The 101st met little resistance in their initial drop and were able to capture the two bridges over the Wilhelmina Canal quickly. They moved troops towards Best but were quickly repulsed by stiff German resistance. They had to dig in for the night.
Other elements of the 101st moved towards Son, only to be met with fire from German 88mm artillery. They were able to locate and destroy the guns, but not before the Germans blew the Son bridge. The delays prevented the 101st from taking Eindhoven, having also to dig in and try again in the morning.
The 82nd’s day went somewhat more smoothly. They were able to capture nearly all their objectives; except the Nijmegen bridge. A night assault was attempted at 2030 but repulsed just 400 yards from the bridge. They too dug in and hoped for relief.
Days 2-4: September 18-20, 1944
On the 18th the 101st attempted to find another usable bridge, Son having being destroyed, but were unsuccessful. They met up with lead elements of XXX Corps and informed them Son bridge had been destroyed. They requested a Bailey Bridge but were forced to wait as the supply trucks had to navigate past extended traffic jams, as well as a newly liberated city.
Their battle was not over yet. The Germans carpet bombed Eindhoven, burning almost the entire city center. Over the next few days, the 101st repulsed continued counter attacks. They secured their position and dug in. Then, once they passed XXX Corps off to the 82nd on the 19th, their part in Market Garden was essentially over.
The 82nd had a tougher time. Their drop zones were almost overrun, and this delayed reinforcements. Supplies finally came in the evening. However, resecuring it meant pulling troops away from Nijmegen, again delaying its capture. By the 19th, they had met up with XXX Corps.
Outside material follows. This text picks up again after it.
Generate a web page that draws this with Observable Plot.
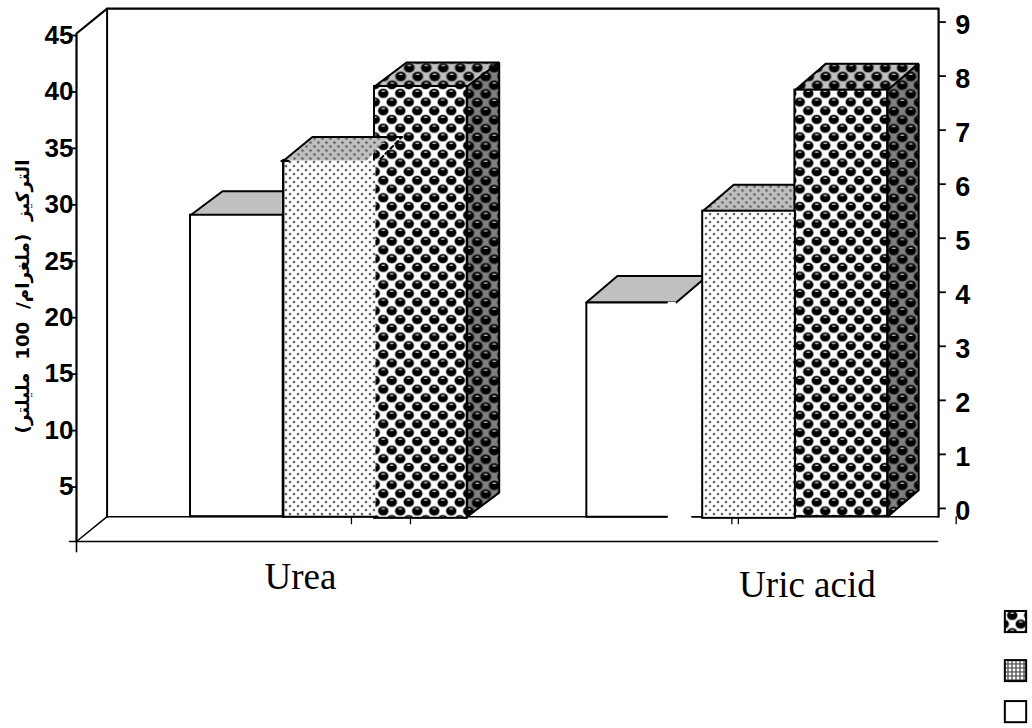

For the operation to succeed, they needed to take Nijmegen Bridge, which meant going across in small boats to capture it. XXX Corps had assault boats available, but again at the back of the column, over 10 miles away, with massive traffic jams between.
Finally, by the 20th, 26 boats arrived and, paddled by men of the 82nd led by Major Julian Cook, rowed desperately across the Waal.
The assault was in broad daylight but supported by smoke and fire from the Irish Guards. For over 4 hours the 82nd, supported by the Irish Guards, battled over the Nijmegen bridge. By 1830, on the 4th day of the operation, two tanks of the Guards Armor made it across, to link up with the airborne troops.
200 Paratroopers died in the river crossing, a high cost for victory. By this time, the Operation should have been completed, with Arnhem captured and the front line moved 64 miles behind enemy lines. XXX Corps were still miles from their objective.
Days 5-9: September 21-25, 1944
Having taken Nijmegen, the 82nd supported XXX Corp’s advance, while consolidating their positions to the south. They were fighting an almost constant counter-attack, especially on the long single highway XXX Corps needed to run supplies and reinforcements forward.
By day seven, it was evident the Operation had failed, but the American Airborne troops held their ground and stayed in the area until early November.